Using ScoutIQ, you can do the same thing with used books. While used books might not be the first thing you think of as a holiday gift idea, you don’t have to go fully into the book business. Instead you can be selective, searching only for those books that are in the most profitable categories. This isn’t going to be a game-changing factor of your Black Friday strategy; more like a side-hustle where you’re grabbing every opportunity you discover. And here, you can offer steep/competitive discounts because … well, because you can.
That header seems to contradict itself: how can a week last for two months? Well, the leadup to Black Friday intensifies over the course of November. Pre-sale support requests—questions, clarifications, stock inquiries—are naturally on the rise. Then there’s the matter of the week itself.

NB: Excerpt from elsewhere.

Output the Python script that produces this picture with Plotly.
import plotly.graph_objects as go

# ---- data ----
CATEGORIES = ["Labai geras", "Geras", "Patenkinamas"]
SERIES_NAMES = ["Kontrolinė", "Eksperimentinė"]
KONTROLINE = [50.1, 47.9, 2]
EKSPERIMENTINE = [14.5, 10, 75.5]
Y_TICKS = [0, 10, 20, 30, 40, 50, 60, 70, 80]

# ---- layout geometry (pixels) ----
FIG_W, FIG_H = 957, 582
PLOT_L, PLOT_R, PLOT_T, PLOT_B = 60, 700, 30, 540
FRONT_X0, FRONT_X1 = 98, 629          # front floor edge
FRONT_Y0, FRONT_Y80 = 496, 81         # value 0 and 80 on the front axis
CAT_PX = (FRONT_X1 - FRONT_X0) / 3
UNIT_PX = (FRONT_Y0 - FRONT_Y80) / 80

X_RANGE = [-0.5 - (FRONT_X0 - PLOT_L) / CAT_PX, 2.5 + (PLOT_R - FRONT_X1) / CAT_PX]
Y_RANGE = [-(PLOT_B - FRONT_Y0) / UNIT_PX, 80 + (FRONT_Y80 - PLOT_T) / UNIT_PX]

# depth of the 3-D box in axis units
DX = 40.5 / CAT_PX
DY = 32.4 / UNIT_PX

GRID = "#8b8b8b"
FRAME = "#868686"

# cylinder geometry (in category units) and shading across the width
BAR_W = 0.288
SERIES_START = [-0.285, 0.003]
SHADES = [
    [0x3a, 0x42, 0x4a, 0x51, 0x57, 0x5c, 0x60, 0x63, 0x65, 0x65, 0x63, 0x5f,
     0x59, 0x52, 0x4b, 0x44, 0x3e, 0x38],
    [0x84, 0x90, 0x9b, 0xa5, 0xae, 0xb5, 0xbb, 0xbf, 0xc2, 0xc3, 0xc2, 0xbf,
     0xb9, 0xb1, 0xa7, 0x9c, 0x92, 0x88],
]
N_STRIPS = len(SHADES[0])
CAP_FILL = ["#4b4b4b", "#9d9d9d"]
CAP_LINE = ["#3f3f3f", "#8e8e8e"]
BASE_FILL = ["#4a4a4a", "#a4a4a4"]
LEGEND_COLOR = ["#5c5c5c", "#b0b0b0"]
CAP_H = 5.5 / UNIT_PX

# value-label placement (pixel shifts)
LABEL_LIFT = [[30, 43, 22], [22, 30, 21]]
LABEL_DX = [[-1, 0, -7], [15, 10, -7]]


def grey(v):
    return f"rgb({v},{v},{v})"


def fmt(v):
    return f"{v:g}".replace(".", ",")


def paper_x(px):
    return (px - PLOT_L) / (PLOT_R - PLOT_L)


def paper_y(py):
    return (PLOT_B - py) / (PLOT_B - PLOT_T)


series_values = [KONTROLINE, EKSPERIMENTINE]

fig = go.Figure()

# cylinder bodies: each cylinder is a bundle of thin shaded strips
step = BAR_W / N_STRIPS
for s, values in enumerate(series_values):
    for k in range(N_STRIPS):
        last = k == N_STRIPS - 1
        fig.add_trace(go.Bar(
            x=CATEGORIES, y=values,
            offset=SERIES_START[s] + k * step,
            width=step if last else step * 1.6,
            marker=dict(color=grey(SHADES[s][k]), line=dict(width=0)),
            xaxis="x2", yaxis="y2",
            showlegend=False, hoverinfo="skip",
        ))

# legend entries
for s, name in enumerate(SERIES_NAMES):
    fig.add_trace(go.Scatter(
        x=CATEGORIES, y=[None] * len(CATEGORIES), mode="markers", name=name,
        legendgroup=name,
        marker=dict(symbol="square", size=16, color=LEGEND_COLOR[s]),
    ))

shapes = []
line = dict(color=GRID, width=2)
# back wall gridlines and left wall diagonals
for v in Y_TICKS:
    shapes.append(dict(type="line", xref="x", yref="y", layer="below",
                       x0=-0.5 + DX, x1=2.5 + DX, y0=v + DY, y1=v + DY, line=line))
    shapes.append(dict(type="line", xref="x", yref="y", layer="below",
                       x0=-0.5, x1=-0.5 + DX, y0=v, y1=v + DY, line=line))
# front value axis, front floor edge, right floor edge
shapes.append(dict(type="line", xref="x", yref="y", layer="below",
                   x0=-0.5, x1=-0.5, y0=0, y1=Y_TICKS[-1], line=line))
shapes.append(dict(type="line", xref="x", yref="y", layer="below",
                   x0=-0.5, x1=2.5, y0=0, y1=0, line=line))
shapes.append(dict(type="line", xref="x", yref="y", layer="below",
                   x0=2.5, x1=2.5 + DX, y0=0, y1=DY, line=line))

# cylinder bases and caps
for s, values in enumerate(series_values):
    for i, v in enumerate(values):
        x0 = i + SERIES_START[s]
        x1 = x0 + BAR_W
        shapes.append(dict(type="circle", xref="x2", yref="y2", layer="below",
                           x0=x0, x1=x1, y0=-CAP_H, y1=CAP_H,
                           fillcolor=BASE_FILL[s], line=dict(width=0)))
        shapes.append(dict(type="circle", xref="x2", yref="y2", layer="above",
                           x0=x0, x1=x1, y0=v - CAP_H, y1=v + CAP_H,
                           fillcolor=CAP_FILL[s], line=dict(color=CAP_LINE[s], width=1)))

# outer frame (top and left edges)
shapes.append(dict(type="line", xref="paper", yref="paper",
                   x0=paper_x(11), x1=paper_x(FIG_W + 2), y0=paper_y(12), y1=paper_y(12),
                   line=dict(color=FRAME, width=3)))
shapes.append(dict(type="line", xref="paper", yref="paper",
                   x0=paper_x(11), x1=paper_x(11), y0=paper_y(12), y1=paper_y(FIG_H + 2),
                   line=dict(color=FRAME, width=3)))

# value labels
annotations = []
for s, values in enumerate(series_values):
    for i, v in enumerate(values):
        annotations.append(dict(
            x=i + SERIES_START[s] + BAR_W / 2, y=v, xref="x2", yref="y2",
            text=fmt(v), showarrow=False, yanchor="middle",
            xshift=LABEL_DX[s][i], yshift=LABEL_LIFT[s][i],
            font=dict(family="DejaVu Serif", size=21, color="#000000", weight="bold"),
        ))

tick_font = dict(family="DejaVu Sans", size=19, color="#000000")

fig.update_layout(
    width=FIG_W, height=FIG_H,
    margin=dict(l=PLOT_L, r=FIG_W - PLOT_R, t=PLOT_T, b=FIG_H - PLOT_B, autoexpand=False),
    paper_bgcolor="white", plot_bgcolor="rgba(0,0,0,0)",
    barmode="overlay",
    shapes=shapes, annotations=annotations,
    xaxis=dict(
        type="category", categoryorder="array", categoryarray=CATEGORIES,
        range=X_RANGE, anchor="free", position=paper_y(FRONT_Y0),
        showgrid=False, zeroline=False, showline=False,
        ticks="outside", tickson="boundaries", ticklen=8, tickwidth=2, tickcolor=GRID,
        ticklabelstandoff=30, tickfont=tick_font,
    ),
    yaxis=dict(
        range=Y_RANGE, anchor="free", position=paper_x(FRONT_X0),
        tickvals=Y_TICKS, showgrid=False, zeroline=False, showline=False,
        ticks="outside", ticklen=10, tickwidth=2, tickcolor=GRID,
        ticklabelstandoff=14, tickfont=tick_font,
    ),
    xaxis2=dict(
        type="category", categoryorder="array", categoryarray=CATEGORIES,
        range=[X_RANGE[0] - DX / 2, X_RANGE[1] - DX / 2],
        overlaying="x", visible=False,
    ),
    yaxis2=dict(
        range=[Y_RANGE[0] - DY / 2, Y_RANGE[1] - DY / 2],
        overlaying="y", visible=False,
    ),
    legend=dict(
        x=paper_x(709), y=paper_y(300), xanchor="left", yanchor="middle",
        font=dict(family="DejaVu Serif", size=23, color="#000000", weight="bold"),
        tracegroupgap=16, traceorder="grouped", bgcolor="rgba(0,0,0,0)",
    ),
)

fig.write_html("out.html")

Your online presence is a store that’s open 24/7 and customers will need assistance.
Then there’s the fact that nearly everything that’s bought during BFCM is a gift—a gift that won’t be given for another month. In that month, sellers are going to be dealing with post-sale support of their Cyber Week customers and the pre-sales support for all the last-minute shoppers. The truth is: Black Friday 2023 will end in 2024.
AI is a hot topic this year, and people are looking to chatbots to handle frontline retail support during Black Friday/Cyber Monday. While they can be helpful, if these bots aren’t integrated with some kind of traditional helpdesk/ticketing system, they may cause more problems than they solve. Be sure to have a proven ticketing system to handle the influx of customer accounts. The idea is to keep everything centralized and accountable.

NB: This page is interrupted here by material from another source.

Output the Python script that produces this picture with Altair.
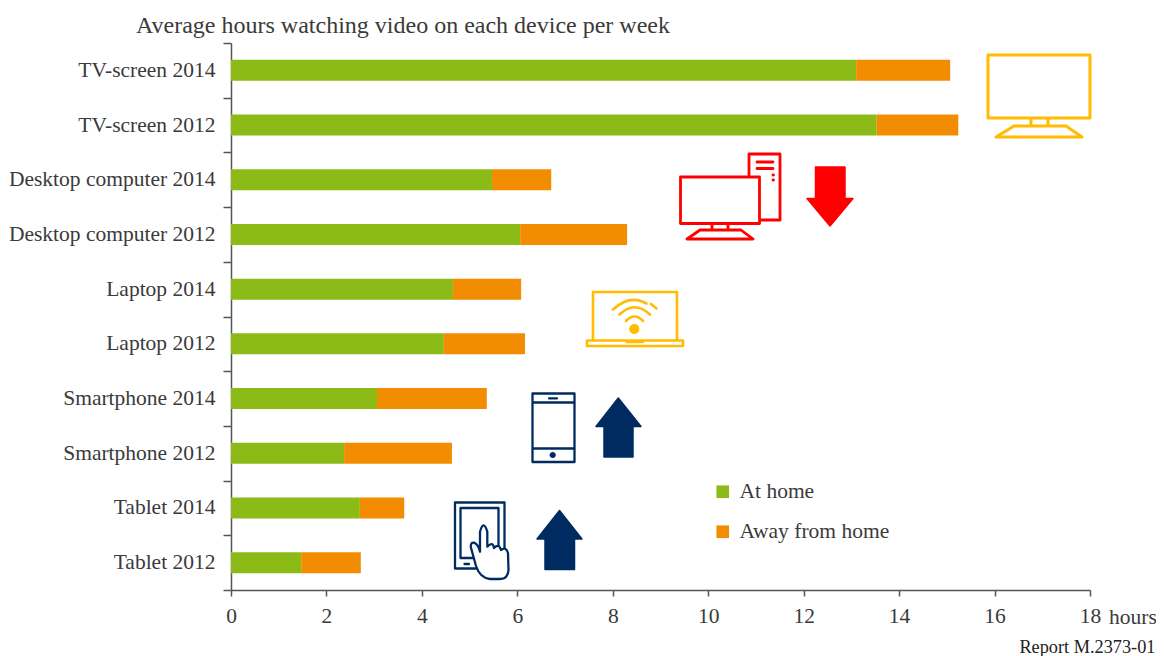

For multichannel sellers, it can be extra tricky to provide a good support experience across multiple marketplaces. You’ll want to funnel all your requests from each channel through your single helpdesk application. This can be done manually by your customer service team, or automatically with software like ChannelReply.
It’s no secret that social proof can be a big driver of sales, regardless of the season. One of the best ways to demonstrate that proof is through product reviews—especially for sellers on Amazon, where reputation is everything and word of mouth is hard to come by. As you think about ways to drive more sales this Black Friday, you should also be thinking of ways to drive more customer reviews. Good reviews are a literal feedback loop:
As you gear up for Black Friday, now is a good time to solicit feedback from existing satisfied customers. Use email marketing software to create an audience segment of repeat customers (if they came back, they probably had a good experience). You can kill two birds with one stone here by offering an incentive for reviews (an extra/“secret” Black Friday discount, for example). Just be careful not to break any rules like Amazon's customer product reviews policy, and don’t try and sway the reviews in any way: honest opinions only.
Make soliciting reviews a part of your Black Friday process. By adding a programmatic way to solicit feedback to a huge sales event, you can ride a wave of credibility into Christmas and beyond. Build up a repository of reviews now, because it’s never too early to start planning for Black Friday 2024.